Такое деформирование развития экономики, конечно же, обостряет и без того сложную ситуацию в обществе. Данные геоэкономические технологии препятствуют продвижению мира к универсальности, социальной однородности, поскольку формируют через нарастание дешевого импорта режим фактического экспорта сверхэксплуатации.

По выражению А.И. Неклессы, оптимизация экономической деятельности, таким образом, плавно перерастает в социотопологию – целенаправленное обустройство планеты, придающее глобальному обществу желаемую форму, закрепление и поддержание которой обеспечивается затем всеми имеющимися в распоряжении современной цивилизации средствами. При этом отмечается все более явственная тенденция разделения де-факто суверенитета государств на разные классы, то есть речь идет о выстраивании в мире некоей «неодемократической иерархии» (38, с. 37).
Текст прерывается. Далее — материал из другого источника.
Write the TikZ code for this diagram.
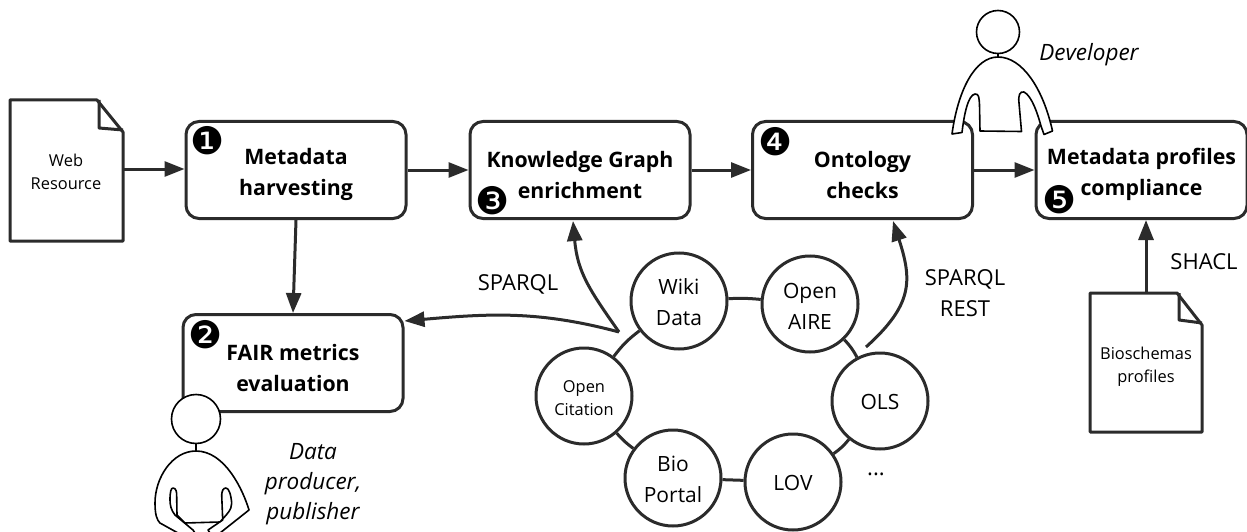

Следует заметить, что при обсуждении темы борьбы с терроризмом нередко можно встретиться с мнением, что одной из его причин является неприятие традиционными обществами, особенно базирующимися на исламе, системы ценностей запада, культуры постмодерна и т. п. На мой взгляд, это не совсем верное понимание ситуации. Традиционализм, фундаментализм, а за ними и терроризм востребованы как средство противодействия отнюдь не потоку товаров, а тем более новым технологиям, каким-либо хозяйственно-экономическим действиям, нацеленным на оживление местных экономик и образование прочных прогрессирующих социальных инфраструктур. С этими радикальными средствами ответной борьбы их инициаторы связывают возможность противостоять ползучему порабощению народов, населяющих так называемое внешнее пространство «мировой периферии». Его результаты уже проявляются в усиливающейся неравновесности мира, вопреки заверениям о том, что мировая экономика является «глобальной экономической зоной свободной конкуренции». Это не так. Глобальная экономика является умело организуемой, сложноподчиненной и управляемой системой. Она кризисна по своей сути, поскольку вовлекает мир в пучину раскручивающейся поляризации, и породила террористическую тактику действий как средство борьбы с кризисом. Терроризм в этом смысле, как чрезвычайно жестокий и крайний способ воздействия, указывает на крайность и жестокость, которую результирует развитие глобальной экономики.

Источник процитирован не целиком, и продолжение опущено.